The input folder contains the input documents which have to be summarized (see next section for more information). The input files have the pattern "sentence_x_y.*" where x indicates the sentences id and y indicates the link id. Note that neither the sentences ids nor the link ids have to be consecutively numbered. Links were skipped if a web pages was not retrievable. Sentences where skipped if all links of a sentence were not retrievable.
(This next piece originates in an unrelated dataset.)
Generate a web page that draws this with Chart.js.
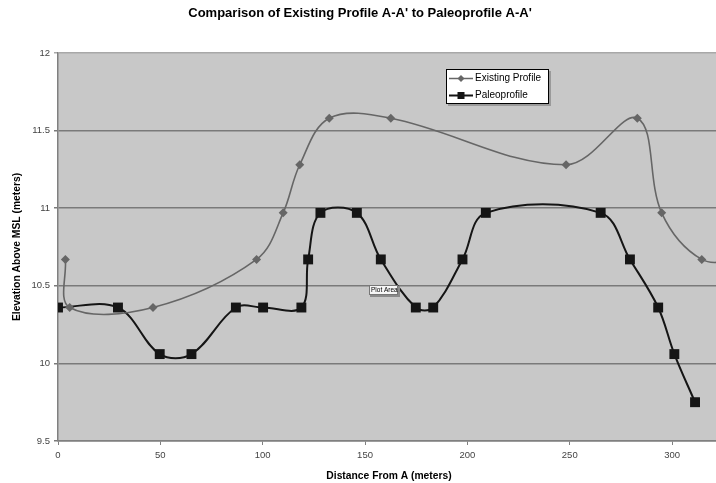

We provide 2 versions of every input document. *.html files contain the HTML code of the retrieved web page. *.html.ke.txt files contain all visible content of the web pages. The visible content has been extracted with the Boilerpipe Keep Everything boilerplate removal tool and does not contain HTML tags anymore. The structure of the topic folders is illustrated below.
- 96_165707958_Argon
-input
- collected_sentence_ids.txt
- sentence_1_1.html
- sentence_1_1.html.ke.txt
- sentence_2_1.html
- sentence_2_1.html.ke.txt
- ...
-reference
- reference.txt
- reference-segmented.txt
- sentence_0_urls.txt
- sentence_1_urls.txt
- sentence_2_urls.txt
- ...
Obtaining the Full Corpus
We are not allowed to share the corpus via Github due to copyright reasons. Hence, the file "auto-hMDS reference.zip" only contains the references (i.e., summaries) for the topics and not the downloaded web pages. To mitigate this issue, we include in every input folder a file named "collected_sentence_ids.txt" which contains a list of links of the web pages which have been included in the corpus. The web pages can be downloaded with the provided script in the file "InputDownloadScript.java". To download the web pages, the cromedriver.exe from Selenium (https://www.seleniumhq.org/) is required. The cromedriver.exe can be downloaded here: http://chromedriver.chromium.org/downloads and has to be stored in the /res folder of the Java project. Unfortunately, we found that some web pages are no longer available which means that the quality of the corpus created with the Java script might suffer.